By Anna Tiernan
It’s that time of the year again. Thoughts of next year’s housing options are in the air! Many students chose to apply for on-campus housing and are anxiously weighing their options among the residence hall areas. Others are in the ranks of the student population opting for an off-campus address.
Now on our third Penn State student leaving on-campus housing after their sophomore year, we have gotten used to the process. But still, as a parent, I can’t help but question their choice. Why on earth would you want to leave campus? Everything is there for you – classes, meetings, libraries, dining halls, gyms, and campus activities. Why would you sacrifice sleep for a commute? If you complain about making it across campus for a class, why do you want to add additional walking time or a bus ride to make it to campus in the first place? Why do you want to go to the grocery store, cook for yourself, maintain a kitchen, wash dishes, and clean a bathroom?
So here is what we’ve learned from our students. While two of our kids were ready to leave the residence halls after their first year, our third child loved on-campus living enough to stay.
Our first son and his freshman roommate didn’t feel they had a lot in common and spent little time in the room together. During his first semester of sophomore year, he lived in a supplemental room with one of his friends. After a few months, thought, he decided that he would benefit from more space. Learning of an opening in a double room, he took it. This wasn’t a great match though, as his new roommate stayed up all night playing on-line video games. For his junior year, he and friends moved to an off-campus apartment near a grocery store, staying in apartments and townhouses together until they all graduated.

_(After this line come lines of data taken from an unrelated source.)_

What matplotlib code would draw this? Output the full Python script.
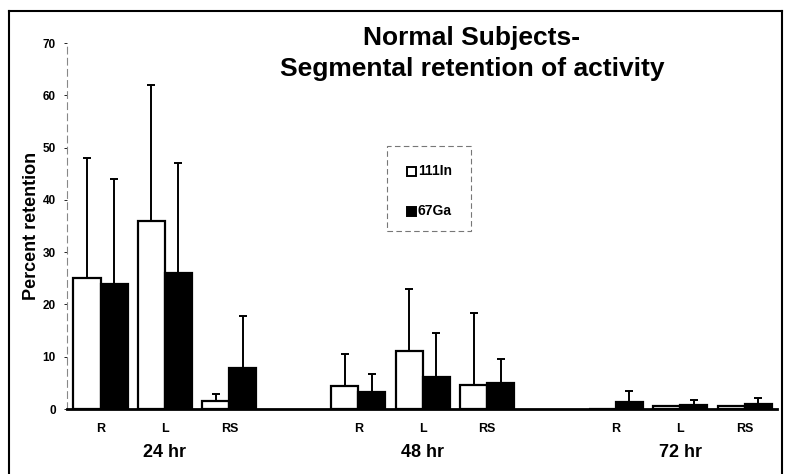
import matplotlib
matplotlib.use("Agg")
import matplotlib.pyplot as plt
from matplotlib.patches import Rectangle
from matplotlib.lines import Line2D
import numpy as np

plt.rcParams['font.family'] = ['Liberation Sans', 'DejaVu Sans']
plt.rcParams['font.weight'] = 'bold'

groups = ["24 hr", "48 hr", "72 hr"]
segments = ["R", "L", "RS"]
in111 = [25, 36, 1.6, 4.4, 11, 4.5, 0, 0.5, 0.5]
in111_err = [23, 26, 1.3, 6.2, 12, 13.9, 0, 0, 0]
ga67 = [24, 26, 7.9, 3.3, 6.2, 4.9, 1.4, 0.7, 0.9]
ga67_err = [20, 21, 9.8, 3.4, 8.4, 4.7, 2.1, 1.0, 1.2]

pos = []
for g in range(len(groups)):
    for s in range(len(segments)):
        pos.append(g * 4 + s)
pos = np.array(pos, dtype=float)

fig = plt.figure(figsize=(7.85, 4.74), dpi=100)
ax = fig.add_axes([67/785, 1-409/474, (777-67)/785, (409-43)/474])

w = 0.42
ax.bar(pos - w/2, in111, width=w, color='white', edgecolor='black', linewidth=1.6,
       yerr=[np.zeros(len(in111)), in111_err], error_kw=dict(ecolor='black', elinewidth=1.4, capsize=3, capthick=1.4))
ax.bar(pos + w/2, ga67, width=w, color='black', edgecolor='black', linewidth=1.6,
       yerr=[np.zeros(len(ga67)), ga67_err], error_kw=dict(ecolor='black', elinewidth=1.4, capsize=3, capthick=1.4))

ax.set_xlim(-0.52, 10.5)
ax.set_ylim(0, 70)
ax.set_yticks(range(0, 71, 10))
ax.tick_params(axis='y', labelsize=8.5, length=2, width=0.6, pad=6)
for lab in ax.get_yticklabels():
    lab.set_fontweight('bold')
ax.set_xticks(pos)
ax.set_xticklabels(segments * len(groups), fontsize=9, fontweight='bold')
ax.tick_params(axis='x', length=0, pad=10)

for side in ['top', 'right']:
    ax.spines[side].set_visible(False)
ax.spines['left'].set_linestyle((0, (6, 4)))
ax.spines['left'].set_color('#888888')
ax.spines['left'].set_linewidth(0.8)
ax.spines['bottom'].set_linewidth(2.0)

for g, name in enumerate(groups):
    ax.text(g * 4 + 1, -0.12, name, transform=ax.get_xaxis_transform(),
            ha='center', va='center', fontsize=13, fontweight='bold')

ax.set_ylabel("Percent retention", fontsize=13, fontweight='bold', labelpad=2)

fig.text(0.601, 1-45/474, "Normal Subjects-", ha='center', va='baseline', fontsize=19, fontweight='bold')
fig.text(0.601, 1-76/474, "Segmental retention of activity", ha='center', va='baseline', fontsize=19, fontweight='bold')

# legend box
lx0, ly0, lx1, ly1 = 387/785, 1-231/474, 471/785, 1-146/474
fig.patches.append(Rectangle((lx0, ly0), lx1-lx0, ly1-ly0, transform=fig.transFigure,
                             fill=False, edgecolor='#777777', linestyle=(0, (5, 3)), linewidth=0.8))
fig.patches.append(Rectangle((407/785, 1-176/474), 9/785, 9/474, transform=fig.transFigure,
                             facecolor='white', edgecolor='black', linewidth=1.4))
fig.patches.append(Rectangle((407/785, 1-216/474), 9/785, 9/474, transform=fig.transFigure,
                             facecolor='black', edgecolor='black', linewidth=1.4))
fig.text(418/785, 1-171/474, "111In", ha='left', va='center', fontsize=10, fontweight='bold')
fig.text(418/785, 1-211/474, "67Ga", ha='left', va='center', fontsize=10, fontweight='bold')

# outer frame
fig.add_artist(Line2D([9/785, 9/785], [0, 1-11/474], transform=fig.transFigure, color='black', linewidth=1.5))
fig.add_artist(Line2D([9/785, 782/785], [1-11/474, 1-11/474], transform=fig.transFigure, color='black', linewidth=1.5))
fig.add_artist(Line2D([782/785, 782/785], [0, 1-11/474], transform=fig.transFigure, color='black', linewidth=1.5))

fig.savefig("out.png", dpi=100)
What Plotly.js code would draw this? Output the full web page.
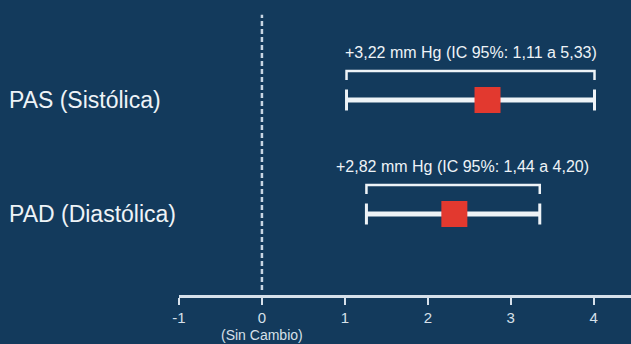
<!DOCTYPE html>
<html>
<head>
<meta charset="utf-8">
<script src="https://cdn.plot.ly/plotly-3.0.1.min.js"></script>
<style>
html,body{margin:0;padding:0;background:#133a5c;}
#chart{width:631px;height:344px;}
</style>
</head>
<body>
<div id="chart"></div>
<script>
// Data
const categories = ["PAS (Sistólica)", "PAD (Diastólica)"];
const rowPos = [1, 0];
const pointValues = [2.72, 2.32];
const lowValues = [1.02, 1.26];
const highValues = [4.01, 3.35];
const ciLabels = ["+3,22 mm Hg (IC 95%: 1,11 a 5,33)", "+2,82 mm Hg (IC 95%: 1,44 a 4,20)"];
const tickValues = [-1, 0, 1, 2, 3, 4];
const tickLabels = ["-1", "0", "1", "2", "3", "4"];
const refLabel = "(Sin Cambio)";

const FONT = "Liberation Sans, Arial, sans-serif";
const LIGHT = "#eef3f7";
const AXIS = "#d6e0ea";
const RED = "#e2392f";

const traces = [];
const shapes = [];
const annotations = [];

categories.forEach((cat, i) => {
  const y = rowPos[i];
  traces.push({
    x: [lowValues[i], highValues[i]], y: [y, y],
    mode: "lines", line: {color: LIGHT, width: 5},
    hoverinfo: "skip", showlegend: false
  });
  traces.push({
    x: [lowValues[i], highValues[i]], y: [y, y],
    mode: "markers",
    marker: {symbol: "line-ns", size: 15, line: {color: LIGHT, width: 3}},
    hoverinfo: "skip", showlegend: false
  });
  traces.push({
    x: [pointValues[i]], y: [y],
    mode: "markers",
    marker: {symbol: "square", size: 26, color: RED, line: {width: 0}},
    showlegend: false
  });
  const yt = y + 0.255, yb = y + 0.175;
  const x0 = lowValues[i], x1 = highValues[i];
  shapes.push({
    type: "path", xref: "x", yref: "y",
    path: `M ${x0},${yb} L ${x0},${yt} L ${x1},${yt} L ${x1},${yb}`,
    line: {color: LIGHT, width: 2.5}
  });
  annotations.push({
    x: (x0 + x1) / 2, y: y + 0.42, xref: "x", yref: "y",
    text: ciLabels[i], showarrow: false,
    xshift: i === 1 ? 9 : 0,
    font: {family: FONT, size: 16, color: LIGHT}
  });
  annotations.push({
    x: -0.38, y: y, xref: "paper", yref: "y",
    xanchor: "left", text: cat, showarrow: false,
    font: {family: FONT, size: 23, color: LIGHT}
  });
});

shapes.push({
  type: "line", xref: "x", yref: "paper",
  x0: 0, x1: 0, y0: 0.017, y1: 0.95,
  line: {color: "#c9d6e3", width: 2.5, dash: "5px,3px"}
});

annotations.push({
  x: 0, y: -0.1, xref: "x", yref: "paper", yanchor: "top",
  text: refLabel, showarrow: false,
  font: {family: FONT, size: 14, color: AXIS}
});

const layout = {
  width: 631, height: 344,
  margin: {l: 178.5, r: 0, t: 0, b: 49},
  paper_bgcolor: "#133a5c",
  plot_bgcolor: "#133a5c",
  showlegend: false,
  xaxis: {
    range: [-1, 4.45],
    tickvals: tickValues, ticktext: tickLabels,
    showgrid: false, zeroline: false,
    showline: true, linecolor: AXIS, linewidth: 2.5,
    ticks: "outside", ticklen: 7, tickwidth: 2, tickcolor: AXIS,
    tickfont: {family: FONT, size: 15, color: AXIS},
    fixedrange: true
  },
  yaxis: {
    range: [-0.7105, 1.877],
    visible: false, showgrid: false, zeroline: false,
    fixedrange: true
  },
  shapes: shapes,
  annotations: annotations
};

Plotly.newPlot("chart", traces, layout, {displayModeBar: false, staticPlot: true});
</script>
</body>
</html>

Our second child had a freshman roommate that constantly had friends in the room, at all times of the day and night. By the second semester, our daughter found an open room with a friend and roomed on-campus happily for the rest of freshman and sophomore years until the off-campus bug bit. The reasoning was that she wanted a greater selection of what she could eat, so grocery shopping and cooking were desirable things.
Our third child was fortunate enough to really hit it off with his freshman roommate! Along with other new friends, they chose to live together sophomore year in a residence hall suite close to their classes (literally the next building over for him). For his junior year, thought, he’s planning to move off campus. His biggest complaint this year is having to bang on the wall to get the students who live next door to turn their music down.
Living choices aside, we’ve come to realize that our students are really after more freedom. It was initially thrilling to leave home and be able to do what they wanted, when they wanted, and not have parents looking over their shoulders. Independence with the security that all of their needs were taken care of,
their own bed, meals, and a clean bathroom provided. Moving closer to adulthood, our students are ready to shed another layer of accountability, mainly campus oversight, while accepting more of the adult responsibilities involved with taking care of themselves. Plus they get to pick out their housing accommodations and live with friends, or at least roommates of their choosing.